What is needed: Copy each line in the data that includes the word "matplotlib".

Data block:
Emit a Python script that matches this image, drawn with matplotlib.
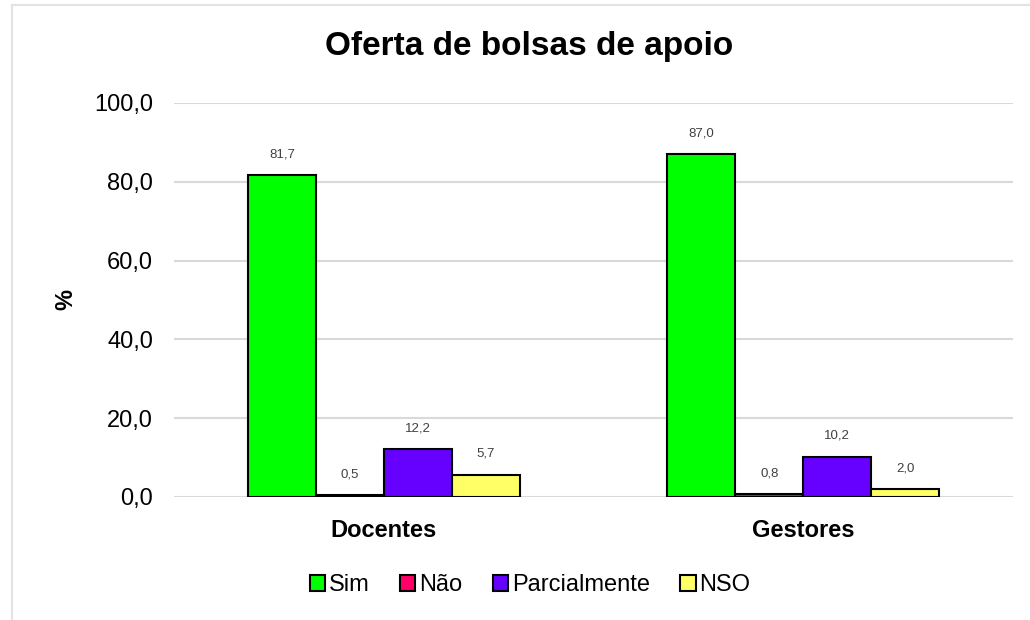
import numpy as np
import matplotlib.pyplot as plt
from matplotlib.lines import Line2D

plt.rcParams['font.family'] = ['Liberation Sans', 'DejaVu Sans']

# Data
groups = ["Docentes", "Gestores"]
series = ["Sim", "Não", "Parcialmente", "NSO"]
values = {
    "Sim": [81.7, 87.0],
    "Não": [0.5, 0.8],
    "Parcialmente": [12.2, 10.2],
    "NSO": [5.7, 2.0],
}
colors = ["#00ff00", "#ff0066", "#6600ff", "#ffff66"]
yticks = [0, 20, 40, 60, 80, 100]

fig = plt.figure(figsize=(10.3, 6.2), dpi=100)
ax = fig.add_axes([0.169, 0.1984, 0.8145, 0.6355])

x = np.arange(len(groups))
w = 0.162
for i, (name, c) in enumerate(zip(series, colors)):
    pos = x + (i - 1.5) * w
    bars = ax.bar(pos, values[name], w, color=c, edgecolor='black', linewidth=1.5,
                  label=name, zorder=3)
    for b, v in zip(bars, values[name]):
        ax.annotate(f"{v:.1f}".replace('.', ','), (b.get_x() + b.get_width() / 2, v),
                    xytext=(0, 15), textcoords='offset points', ha='center', va='center',
                    fontsize=9.5, color='#404040')

ax.set_xlim(-0.5, 1.5)
ax.set_ylim(0, 100)
ax.set_yticks(yticks)
ax.set_yticklabels([f"{t:.1f}".replace('.', ',') for t in yticks], fontsize=17)
ax.set_xticks(x)
ax.set_xticklabels(groups, fontsize=17, fontweight='bold')
ax.tick_params(axis='both', length=0)
ax.tick_params(axis='y', pad=15)
ax.tick_params(axis='x', pad=16)
ax.grid(axis='y', color='#d9d9d9', linewidth=1.5, zorder=0)
ax.set_axisbelow(True)
for s in ax.spines.values():
    s.set_visible(False)

ax.set_ylabel('%', fontsize=17, fontweight='bold')
ax.yaxis.set_label_coords(-0.115, 0.5)

fig.text(529 / 1030, 1 - 47 / 620, 'Oferta de bolsas de apoio', ha='center', va='center',
         fontsize=24, fontweight='bold')

fig.legend(loc='center', bbox_to_anchor=(530 / 1030, 1 - 585 / 620), ncol=4, frameon=False,
           fontsize=17, handlelength=0.65, handleheight=0.65, handletextpad=0.15,
           columnspacing=1.3)

# outer chart border (left and top edges)
fig.add_artist(Line2D([12 / 1030, 12 / 1030], [0, 1 - 5 / 620], color='#e3e3e3', lw=1.5,
                      transform=fig.transFigure))
fig.add_artist(Line2D([12 / 1030, 1], [1 - 5 / 620, 1 - 5 / 620], color='#e3e3e3', lw=1.5,
                      transform=fig.transFigure))

fig.savefig('out.png', dpi=100)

Answer to this problem:
Emit a Python script that matches this image, drawn with matplotlib.
import matplotlib.pyplot as plt
from matplotlib.lines import Line2D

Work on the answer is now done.